Work to do -> With the pictures left out, copy the listing below exactly.

• • • • •

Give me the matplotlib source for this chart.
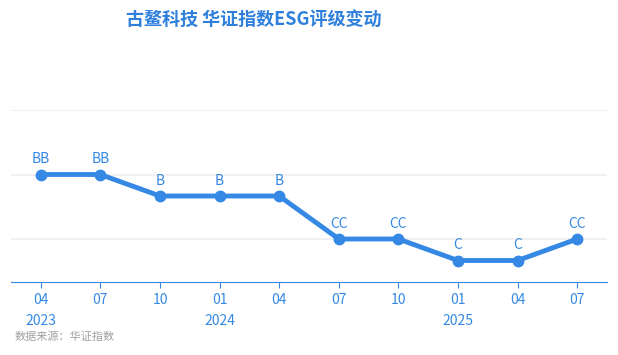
import matplotlib
matplotlib.use('Agg')
from matplotlib import pyplot as plt

plt.rcParams['font.family'] = ['Noto Sans CJK SC', 'DejaVu Sans']

# ESG ratings per quarter
months = ['04', '07', '10', '01', '04', '07', '10', '01', '04', '07']
years = {0: '2023', 3: '2024', 7: '2025'}
ratings = ['BB', 'BB', 'B', 'B', 'B', 'CC', 'CC', 'C', 'C', 'CC']
scale = {'C': 1, 'CC': 2, 'CCC': 3, 'B': 4, 'BB': 5}

blue = '#3589e4'
xs = list(range(len(months)))
ys = [scale[r] for r in ratings]

fig = plt.figure(figsize=(6.18, 3.55), dpi=100)
ax = fig.add_axes([11/618, 73/355, 596/618, 172/355])

ax.plot(xs, ys, color=blue, lw=3.5, marker='o', ms=7.5, zorder=3)
for x, y, r in zip(xs, ys, ratings):
    ax.annotate(r, (x, y), xytext=(0, 6), textcoords='offset points',
                ha='center', va='bottom', color=blue, fontsize=10)

ax.set_xlim(-0.5, len(months) - 0.5)
ax.set_ylim(0, 8)
ax.set_yticks([2, 5, 8])
ax.yaxis.grid(True, color='#eeeeee', lw=1.2)
ax.tick_params(axis='y', length=0, labelleft=False)
ax.set_xticks(xs)
ax.set_xticklabels(months, color=blue, fontsize=10)
ax.tick_params(axis='x', color=blue, length=4, pad=4)
for s in ['top', 'right', 'left']:
    ax.spines[s].set_visible(False)
ax.spines['bottom'].set_color(blue)
ax.set_axisbelow(True)

for i, yr in years.items():
    ax.text(i, -0.185, yr, transform=ax.get_xaxis_transform(), ha='center', va='top',
            color=blue, fontsize=10)

fig.text(254/618, 1 - 20/355, '古鳌科技 华证指数ESG评级变动', ha='center', va='center',
         color='#2f80dc', fontsize=13, fontweight='bold')
fig.text(15/618, 1 - 337/355, '数据来源：华证指数', ha='left', va='center',
         color='#a0a0a0', fontsize=8)

fig.savefig('out.png', dpi=100)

• • • • •

The answer ->
Give me the matplotlib source for this chart.
import matplotlib
matplotlib.use('Agg')
from matplotlib import pyplot as plt

plt.rcParams['font.family'] = ['Noto Sans CJK SC', 'DejaVu Sans']

# ESG ratings per quarter
months = ['04', '07', '10', '01', '04', '07', '10', '01', '04', '07']
years = {0: '2023', 3: '2024', 7: '2025'}
ratings = ['BB', 'BB', 'B', 'B', 'B', 'CC', 'CC', 'C', 'C', 'CC']
scale = {'C': 1, 'CC': 2, 'CCC': 3, 'B': 4, 'BB': 5}

blue = '#3589e4'
xs = list(range(len(months)))
ys = [scale[r] for r in ratings]

fig = plt.figure(figsize=(6.18, 3.55), dpi=100)
ax = fig.add_axes([11/618, 73/355, 596/618, 172/355])

ax.plot(xs, ys, color=blue, lw=3.5, marker='o', ms=7.5, zorder=3)
for x, y, r in zip(xs, ys, ratings):
    ax.annotate(r, (x, y), xytext=(0, 6), textcoords='offset points',
                ha='center', va='bottom', color=blue, fontsize=10)

ax.set_xlim(-0.5, len(months) - 0.5)
ax.set_ylim(0, 8)
ax.set_yticks([2, 5, 8])
ax.yaxis.grid(True, color='#eeeeee', lw=1.2)
ax.tick_params(axis='y', length=0, labelleft=False)
ax.set_xticks(xs)
ax.set_xticklabels(months, color=blue, fontsize=10)
ax.tick_params(axis='x', color=blue, length=4, pad=4)
for s in ['top', 'right', 'left']:
    ax.spines[s].set_visible(False)
ax.spines['bottom'].set_color(blue)
ax.set_axisbelow(True)

for i, yr in years.items():
    ax.text(i, -0.185, yr, transform=ax.get_xaxis_transform(), ha='center', va='top',
            color=blue, fontsize=10)

fig.text(254/618, 1 - 20/355, '古鳌科技 华证指数ESG评级变动', ha='center', va='center',
         color='#2f80dc', fontsize=13, fontweight='bold')
fig.text(15/618, 1 - 337/355, '数据来源：华证指数', ha='left', va='center',
         color='#a0a0a0', fontsize=8)

fig.savefig('out.png', dpi=100)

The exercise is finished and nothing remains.